Lessons About Running From My 3-Year-Old Coach

My daughter completed her first marathon this past weekend in Oklahoma City.  

She's three.

Every year, Oklahoma City hosts a race called "Run to Remember" in honor of the victims who were killed in the Oklahoma City Bombing.  This year had the highest participation ever, with over 25,000 runners completing either a 5k, half marathon, full marathon, marathon relay, or kids' marathon.

All of the other races are self-explanatory; you show up on race day and run the distance that you signed up to do. {Hopefully you've trained.}  

In the kids' marathon, the idea is for little runners to run 25 miles in the days leading up to the race.  Then, they complete the final 1.2 miles of a marathon on race day for a grand total of 26.2 miles over a period of a few weeks. Some kids just show up and run 1.2 miles on race day, and that's totally fine.

Piper did the whole thing.

I'm so proud of her, and I'm also grateful for the many lessons that she unknowingly taught me along the way.  I've run just about every distance of the OKC race at some point, but "training" with her for this particular event was probably more satisfying than crossing the finish line after a grueling 26.2 miles a couple of years ago.  Running with my daughter changed me.

Through this process, I learned just how much my child watches everything I do and tries to pattern her life after me.  That is both terrifying and humbling.  Before every run, she asks if she can wear her Nike running shorts "like you're wearing Nike running shorts, Mom!"  She wanted to complete a marathon because I have.  Because of these things, I have been hyper-aware of my attitudes toward running, racing, and my body over the last few weeks.  I want her to have a healthy perspective, which means that I should model it for her.  

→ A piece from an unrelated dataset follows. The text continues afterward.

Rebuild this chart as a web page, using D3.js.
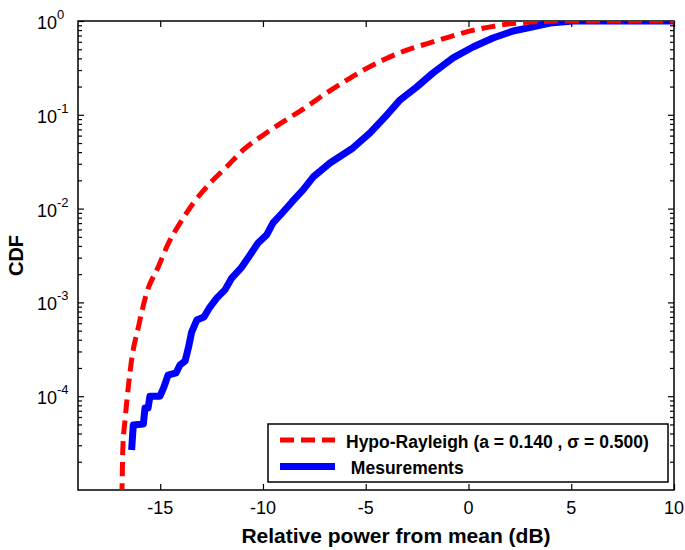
<!DOCTYPE html>
<html>
<head>
<meta charset="utf-8">
<script src="https://cdn.jsdelivr.net/npm/d3@7"></script>
<style>
  body { margin: 0; background: #fff; }
  text { font-family: "Liberation Sans", Arial, sans-serif; }
</style>
</head>
<body>
<div id="chart"></div>
<script>
// Hypo-Rayleigh model (dB, CDF)
var redX = [-16.9, -16.86, -16.82, -16.71, -16.6, -16.39, -16.05, -15.66, -15.09, -14.6, -14.04, -13.39, -12.58,
  -11.76, -10.96, -9.98, -9.01, -7.87, -7, -6, -5, -4, -3, -2, -1, 0, 1, 2, 3, 4, 5, 10];
var redY = [5e-6, 1e-5, 2.7e-5, 5.6e-5, 1e-4, 2.45e-4, 5.6e-4, 1.26e-3, 2.4e-3, 4.27e-3, 6.97e-3, 1.14e-2, 1.86e-2,
  2.8e-2, 4.22e-2, 6.1e-2, 8.45e-2, 0.122, 0.166, 0.229, 0.309, 0.398, 0.49, 0.575, 0.67, 0.776, 0.861, 0.933, 0.973, 0.993, 1, 1];
// measurements
var blueX = [-16.39, -16.31, -15.82, -15.74, -15.59, -15.5, -15.01, -14.82, -14.62, -14.23, -14.04, -13.79,
  -13.63, -13.47, -13.22, -12.87, -12.58, -12.25, -11.85, -11.52, -11.03, -10.63, -10.24, -9.82, -9.51,
  -9.02, -8.6, -8.05, -7.56, -6.74, -5.62, -4.79, -3.98, -3.33, -2.52, -1.73, -0.75, 0.22, 1.19, 2.17,
  2.85, 3.97, 5.09, 10];
var blueY = [2.67e-5, 4.93e-5, 5.06e-5, 7.48e-5, 7.48e-5, 1.0e-4, 1.0e-4, 1.25e-4, 1.68e-4, 1.77e-4, 2.15e-4, 2.37e-4,
  3.27e-4, 4.83e-4, 6.49e-4, 6.98e-4, 8.93e-4, 1.11e-3, 1.36e-3, 1.82e-3, 2.38e-3, 3.2e-3, 4.3e-3, 5.24e-3, 7.03e-3,
  9.2e-3, 1.17e-2, 1.58e-2, 2.17e-2, 3.06e-2, 4.43e-2, 6.4e-2, 9.95e-2, 0.144, 0.198, 0.279, 0.404, 0.528, 0.659, 0.782,
  0.841, 0.953, 1, 1];
var xTicks = [-15, -10, -5, 0, 5, 10];
var yExp = [0, -1, -2, -3, -4];
var legendLabels = ['Hypo-Rayleigh (a = 0.140 , \u03c3 = 0.500)', ' Mesurements'];

var width = 685, height = 550;
var margin = {left: 78, right: 11, top: 21, bottom: 60};

var svg = d3.select('#chart').append('svg')
  .attr('width', width)
  .attr('height', height);

var x = d3.scaleLinear().domain([-19, 10]).range([margin.left, width - margin.right]);
var y = d3.scaleLog().domain([1e-5, 1]).range([height - margin.bottom, margin.top]);

svg.append('defs').append('clipPath').attr('id', 'clip')
  .append('rect')
  .attr('x', margin.left).attr('y', margin.top)
  .attr('width', x(10) - x(-19)).attr('height', y(1e-5) - y(1));

// minor log ticks
var minor = [];
for (var e = -5; e < 0; e++) {
  for (var k = 2; k <= 9; k++) minor.push(k * Math.pow(10, e));
}
var majorY = yExp.map(function (p) { return Math.pow(10, p); });

var axisStyle = function (g) {
  g.select('.domain').remove();
  g.selectAll('line').attr('stroke', '#000').attr('stroke-width', 1.2);
};

// left / right axes (ticks inward)
svg.append('g').attr('transform', 'translate(' + x(-19) + ',0)')
  .call(d3.axisRight(y).tickValues(minor).tickSize(4).tickFormat('')).call(axisStyle);
svg.append('g').attr('transform', 'translate(' + x(-19) + ',0)')
  .call(d3.axisRight(y).tickValues(majorY).tickSize(6).tickFormat('')).call(axisStyle);
svg.append('g').attr('transform', 'translate(' + x(10) + ',0)')
  .call(d3.axisLeft(y).tickValues(minor).tickSize(4).tickFormat('')).call(axisStyle);
svg.append('g').attr('transform', 'translate(' + x(10) + ',0)')
  .call(d3.axisLeft(y).tickValues(majorY).tickSize(6).tickFormat('')).call(axisStyle);
// bottom / top axes
svg.append('g').attr('transform', 'translate(0,' + y(1e-5) + ')')
  .call(d3.axisTop(x).tickValues(xTicks).tickSize(6).tickFormat('')).call(axisStyle);
svg.append('g').attr('transform', 'translate(0,' + y(1) + ')')
  .call(d3.axisBottom(x).tickValues(xTicks).tickSize(6).tickFormat('')).call(axisStyle);

// x tick labels
svg.append('g').selectAll('text')
  .data(xTicks)
  .enter()
  .append('text')
  .attr('x', function (d) { return x(d); })
  .attr('y', y(1e-5) + 24)
  .attr('text-anchor', 'middle')
  .attr('font-size', 18)
  .text(function (d) { return d; });

// y tick labels 10^p
var yl = svg.append('g').selectAll('text')
  .data(yExp)
  .enter()
  .append('text')
  .attr('x', 37)
  .attr('y', function (d) { return y(Math.pow(10, d)) + 8; })
  .attr('font-size', 18);
yl.append('tspan').text('10');
yl.append('tspan').attr('dy', -10).attr('font-size', 13).text(function (d) { return d; });

// frame
svg.append('rect')
  .attr('x', x(-19)).attr('y', y(1))
  .attr('width', x(10) - x(-19)).attr('height', y(1e-5) - y(1))
  .attr('fill', 'none').attr('stroke', '#000').attr('stroke-width', 1.5);

// curves
var plot = svg.append('g').attr('clip-path', 'url(#clip)');
var redLine = d3.line()
  .x(function (d) { return x(d[0]); })
  .y(function (d) { return y(d[1]); })
  .curve(d3.curveMonotoneX);
var blueLine = d3.line()
  .x(function (d) { return x(d[0]); })
  .y(function (d) { return y(d[1]); });

plot.append('path')
  .datum(d3.zip(blueX, blueY))
  .attr('d', blueLine)
  .attr('fill', 'none')
  .attr('stroke', '#0000ff')
  .attr('stroke-width', 7)
  .attr('stroke-linejoin', 'round');
plot.append('path')
  .datum(d3.zip(redX, redY))
  .attr('d', redLine)
  .attr('fill', 'none')
  .attr('stroke', '#ff0000')
  .attr('stroke-width', 5)
  .attr('stroke-dasharray', '14,7');

// legend
var lg = svg.append('g');
lg.append('rect')
  .attr('x', 268).attr('y', 424)
  .attr('width', 400).attr('height', 58)
  .attr('fill', '#fff').attr('stroke', '#000').attr('stroke-width', 1.5);
lg.append('line')
  .attr('x1', 280).attr('x2', 335).attr('y1', 440).attr('y2', 440)
  .attr('stroke', '#ff0000').attr('stroke-width', 5).attr('stroke-dasharray', '14,7');
lg.append('line')
  .attr('x1', 280).attr('x2', 335).attr('y1', 466.5).attr('y2', 466.5)
  .attr('stroke', '#0000ff').attr('stroke-width', 7);
lg.selectAll('text.lab')
  .data(legendLabels)
  .enter()
  .append('text')
  .attr('class', 'lab')
  .attr('x', 346)
  .attr('y', function (d, i) { return 448 + i * 25.5; })
  .attr('font-size', 17.5)
  .attr('font-weight', 'bold')
  .attr('xml:space', 'preserve')
  .style('white-space', 'pre')
  .text(function (d) { return d; });

// axis titles
svg.append('text')
  .attr('x', 396)
  .attr('y', 543)
  .attr('text-anchor', 'middle')
  .attr('font-size', 21)
  .attr('font-weight', 'bold')
  .text('Relative power from mean (dB)');
svg.append('text')
  .attr('transform', 'translate(23,' + ((y(1) + y(1e-5)) / 2) + ') rotate(-90)')
  .attr('text-anchor', 'middle')
  .attr('font-size', 20)
  .attr('font-weight', 'bold')
  .text('CDF');
</script>
</body>
</html>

I needed a three-year-old to speak truth to me, because sometimes kids just seem to "get it" more than their parents do.  Piper reminded me of some practical lessons, such as pacing yourself and looking up instead of at your dang shoes so you don't trip.  But she also coached me in some other equally important areas.

Winning isn't just about being the first person to cross the finish line.  Of the 25,000+ people who ran the race, only five people actually won (one for each event), if you define winning in terms of finishing first.  As Piper was running her race, she looked over at me several times and asked, "Mom, am I winning?"  Of course you are, baby.  Why?  Because she's three and she's persevering and she's completing a marathon.

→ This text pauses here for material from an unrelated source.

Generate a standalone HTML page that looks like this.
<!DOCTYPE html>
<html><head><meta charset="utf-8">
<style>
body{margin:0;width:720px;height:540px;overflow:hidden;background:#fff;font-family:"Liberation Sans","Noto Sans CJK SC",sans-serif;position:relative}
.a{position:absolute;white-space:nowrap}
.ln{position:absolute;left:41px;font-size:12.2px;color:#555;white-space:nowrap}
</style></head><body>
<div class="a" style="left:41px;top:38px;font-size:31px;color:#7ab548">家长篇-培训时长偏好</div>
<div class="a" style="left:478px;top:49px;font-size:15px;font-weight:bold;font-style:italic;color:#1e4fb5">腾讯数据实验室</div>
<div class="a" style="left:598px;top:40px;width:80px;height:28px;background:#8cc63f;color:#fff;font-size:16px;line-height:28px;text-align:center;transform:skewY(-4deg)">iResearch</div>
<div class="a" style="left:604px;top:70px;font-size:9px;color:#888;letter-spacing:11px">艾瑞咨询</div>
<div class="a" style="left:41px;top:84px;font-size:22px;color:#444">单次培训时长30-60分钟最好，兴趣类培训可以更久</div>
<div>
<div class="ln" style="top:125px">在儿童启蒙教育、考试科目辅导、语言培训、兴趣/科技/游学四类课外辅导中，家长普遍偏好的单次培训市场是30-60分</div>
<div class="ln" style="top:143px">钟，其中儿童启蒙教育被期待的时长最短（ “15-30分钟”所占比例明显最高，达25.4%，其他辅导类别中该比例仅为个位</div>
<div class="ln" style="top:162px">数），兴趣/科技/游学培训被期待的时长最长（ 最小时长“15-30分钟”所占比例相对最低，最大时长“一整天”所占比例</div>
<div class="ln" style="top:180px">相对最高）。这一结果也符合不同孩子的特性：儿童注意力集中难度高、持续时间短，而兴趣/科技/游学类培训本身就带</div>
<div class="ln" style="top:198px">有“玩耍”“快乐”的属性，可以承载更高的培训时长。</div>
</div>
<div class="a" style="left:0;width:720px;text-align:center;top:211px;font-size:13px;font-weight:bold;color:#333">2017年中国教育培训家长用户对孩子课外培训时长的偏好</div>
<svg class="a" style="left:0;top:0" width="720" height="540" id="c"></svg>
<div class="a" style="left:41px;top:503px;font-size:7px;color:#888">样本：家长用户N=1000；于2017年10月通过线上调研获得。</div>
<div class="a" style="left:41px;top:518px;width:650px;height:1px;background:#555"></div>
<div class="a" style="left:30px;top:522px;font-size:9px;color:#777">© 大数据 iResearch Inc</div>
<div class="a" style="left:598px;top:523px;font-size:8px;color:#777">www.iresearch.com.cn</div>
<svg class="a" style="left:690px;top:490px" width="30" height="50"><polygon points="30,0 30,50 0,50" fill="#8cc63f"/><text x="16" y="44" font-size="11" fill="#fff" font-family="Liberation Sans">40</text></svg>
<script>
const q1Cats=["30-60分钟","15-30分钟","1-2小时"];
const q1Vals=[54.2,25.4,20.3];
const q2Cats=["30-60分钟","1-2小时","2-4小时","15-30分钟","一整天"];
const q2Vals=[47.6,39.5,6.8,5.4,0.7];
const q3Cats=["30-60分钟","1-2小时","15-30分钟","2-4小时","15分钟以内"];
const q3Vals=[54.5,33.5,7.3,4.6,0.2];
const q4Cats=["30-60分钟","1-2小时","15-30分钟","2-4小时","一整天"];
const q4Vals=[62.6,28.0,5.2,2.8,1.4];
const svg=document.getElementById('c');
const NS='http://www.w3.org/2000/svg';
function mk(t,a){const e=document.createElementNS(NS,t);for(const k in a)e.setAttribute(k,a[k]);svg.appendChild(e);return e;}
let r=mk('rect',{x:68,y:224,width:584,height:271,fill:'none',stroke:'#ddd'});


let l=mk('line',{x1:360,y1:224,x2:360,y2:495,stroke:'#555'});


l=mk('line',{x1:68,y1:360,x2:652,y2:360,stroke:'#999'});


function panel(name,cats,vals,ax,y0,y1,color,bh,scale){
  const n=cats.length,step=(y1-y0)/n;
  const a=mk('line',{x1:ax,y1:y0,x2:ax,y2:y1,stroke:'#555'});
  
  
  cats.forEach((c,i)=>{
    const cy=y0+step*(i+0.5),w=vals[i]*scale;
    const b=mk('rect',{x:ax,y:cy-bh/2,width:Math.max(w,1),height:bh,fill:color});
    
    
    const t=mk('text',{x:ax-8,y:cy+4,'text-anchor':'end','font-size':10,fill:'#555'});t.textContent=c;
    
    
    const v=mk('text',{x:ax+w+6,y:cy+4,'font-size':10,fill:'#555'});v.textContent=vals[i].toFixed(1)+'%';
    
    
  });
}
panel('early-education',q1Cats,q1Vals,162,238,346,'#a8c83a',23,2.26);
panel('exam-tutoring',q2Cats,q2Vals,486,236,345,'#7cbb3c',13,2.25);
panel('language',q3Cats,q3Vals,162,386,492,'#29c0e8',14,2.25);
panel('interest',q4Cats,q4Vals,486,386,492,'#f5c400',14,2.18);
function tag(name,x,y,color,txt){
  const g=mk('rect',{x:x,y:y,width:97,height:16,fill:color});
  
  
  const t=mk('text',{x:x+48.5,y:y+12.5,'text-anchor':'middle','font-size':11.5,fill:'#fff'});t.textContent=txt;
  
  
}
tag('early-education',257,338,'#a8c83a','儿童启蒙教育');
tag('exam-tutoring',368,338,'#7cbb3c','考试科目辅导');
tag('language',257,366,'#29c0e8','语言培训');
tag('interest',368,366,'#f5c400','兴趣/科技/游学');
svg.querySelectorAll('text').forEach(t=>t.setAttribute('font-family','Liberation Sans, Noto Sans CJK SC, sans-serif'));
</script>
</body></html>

Speed doesn't matter.  Piper's good friend, Nora, ran the race, also.  At the beginning, Piper was excited about running with her and tried to keep up for a quarter mile or so.  However, it quickly became evident that Nora is a faster runner than Piper.  Piper let her run ahead and quit worrying about whatever Nora was doing to focus on her own run.  Novel idea.  

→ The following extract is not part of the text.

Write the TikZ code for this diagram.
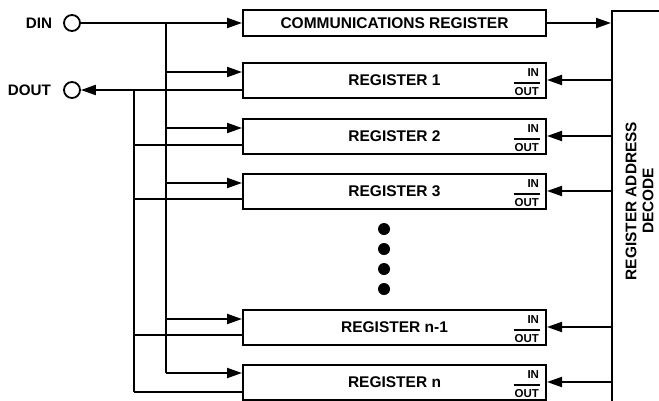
\documentclass[tikz,border=0pt]{standalone}
\usepackage{fontspec}
\setmainfont{Liberation Sans}
\usetikzlibrary{arrows.meta,calc}
\newcommand\ioLabel[1]{%
  \node[io,anchor=base east] (#1in) at ($(#1.east)+(-7,4.5)$) {IN};
  \node[io,anchor=base east] (#1out) at ($(#1.east)+(-7,-14.5)$) {OUT};
  \coordinate (#1ln) at ($(#1.east)+(0,-2.5)$);
  \draw[line width=1.4pt] (#1out.west |- #1ln) -- (#1out.east |- #1ln);
}
\begin{document}
\begin{tikzpicture}[x=1pt,y=1pt,line width=2pt,
  arr/.style={-{Triangle[length=15pt,width=10pt]}},
  reg/.style={draw,rectangle,minimum width=303pt,minimum height=35pt,inner sep=0pt,
    font=\fontsize{15.5}{18}\selectfont\bfseries},
  pin/.style={draw,circle,minimum size=16pt,inner sep=0pt,line width=1.8pt},
  lbl/.style={font=\fontsize{15.2}{18}\selectfont\bfseries,anchor=east,inner sep=0pt},
  io/.style={font=\fontsize{11.5}{12}\selectfont\bfseries,inner sep=0pt},
  bigdot/.style={circle,fill,minimum size=12pt,inner sep=0pt}]
\useasboundingbox (0,0) rectangle (659,-400);
\clip (0,0) rectangle (659,-400);

% pins and labels
\node[pin] (din) at (72,-23) {};
\node[pin] (dout) at (72,-90) {};
\node[lbl] (dinl) at (53,-23) {DIN};
\node[lbl] (doutl) at (52,-90) {DOUT};

% registers
\node[reg,minimum height=26pt] (comm) at (394.5,-23) {COMMUNICATIONS REGISTER};
\node[reg] (r1) at (394.5,-80.5) {REGISTER 1};
\node[reg] (r2) at (394.5,-136.5) {REGISTER 2};
\node[reg] (r3) at (394.5,-191.5) {REGISTER 3};
\node[reg] (r4) at (394.5,-327.5) {REGISTER n-1};
\node[reg] (r5) at (394.5,-382.5) {REGISTER n};
\ioLabel{r1}
\ioLabel{r2}
\ioLabel{r3}
\ioLabel{r4}
\ioLabel{r5}

% dots
\node[bigdot] (d1) at (384,-229) {};
\node[bigdot] (d2) at (384,-249) {};
\node[bigdot] (d3) at (384,-269) {};
\node[bigdot] (d4) at (384,-289) {};

% decode block
\node[draw,rectangle,minimum width=90pt,minimum height=420pt,anchor=north west,inner sep=0pt] (dec) at (611,-10) {};
\node[rotate=90,align=center,inner sep=0pt,font=\fontsize{15.4}{17}\selectfont\bfseries] (dect) at (639.5,-201) {REGISTER ADDRESS\\DECODE};

% input bus
\coordinate (bustop) at (166,-23);
\coordinate (in1) at (166,-72);
\coordinate (in2) at (166,-128);
\coordinate (in3) at (166,-183);
\coordinate (in4) at (166,-319);
\coordinate (in5) at (166,-373);
\draw[arr] (din.east) -- (comm.west);
\draw (bustop) -- (in5);
\foreach \i in {1,2,3,4,5} {
  \draw[arr] (in\i) -- (in\i -| r\i.west);
}

% output bus
\coordinate (out1) at (134,-90);
\coordinate (out2) at (134,-145);
\coordinate (out3) at (134,-199);
\coordinate (out4) at (134,-335);
\coordinate (out5) at (134,-392);
\draw[arr] (r1.west |- dout) -- (dout.east);
\draw (out1) -- (out5);
\foreach \i in {2,3,4,5} {
  \draw (out\i) -- (out\i -| r\i.west);
}

% decode connections
\draw[arr] (comm.east) -- (dec.west |- comm.east);
\foreach \i in {1,2,3,4,5} {
  \coordinate (a\i) at ($(r\i.east)+(0,0.5)$);
  \draw[arr] (dec.west |- a\i) -- (a\i);
}
\end{tikzpicture}
\end{document}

One of the goals of running is to still like running at the end of a race.  Sometimes I train so hard that I burn myself out.  Piper ran because she thought it was fun.  If at any point it stopped being fun for her, I would have let her stop.  I don't often give myself this grace, though, and maybe I should.

Walking during a run or missing a training run entirely is not the end of the world.  There were some days in the past few weeks when I had planned to run with Piper, but we decided to take the night off due to weather, a long day, or not feeling 100%.  Piper didn't care, and she still successfully finished her race.  Also, sometimes while we were out in the neighborhood, Piper's legs would get tired...or she would spot a dandelion that she just had to pick, and we would walk for a minute or two.  Again, Piper didn't care, and she still successfully finished her race.

Running solo is great, but running with people is, too.  Some of my favorite runs in the past few weeks have been the ones that I did with my daughter.  She's in preschool, so it's not like we were having deep conversations, but our runs gave me an opportunity to encourage her and to hear about her day.  Sometimes I love the idea of clearing my mind so much during a run that I isolate myself from running with people, which causes me to miss out on some really uplifting community.

"Exercise is not a punishment for what your body is, but a celebration of what it can do."  I heard this quote within the last week, and I wish I could remember where.  Isn't is amazing to have legs that obey your mind?  When you really step back for a second and think about how much blood your heart has to pump and how many times your lungs have to breathe in order to move even a few feet, aren't you stunned?  Watching my daughter complete this marathon as a three-year-old with short legs reminded me that the body can do truly incredible things.  I don't have a "perfect" body, but God has given me the ability to use it in a variety of awesome ways.  I should celebrate that instead of beating myself up over the insignificant imperfections I see in the mirror.

Piper is already talking about running the kids' marathon again next year, and about recruiting some of her friends to participate with her.  I hope she does, and I hope they do, because so many people would benefit from a three-year-old marathoner's mindset.  Thank you, sweet girl, for letting me be one of them.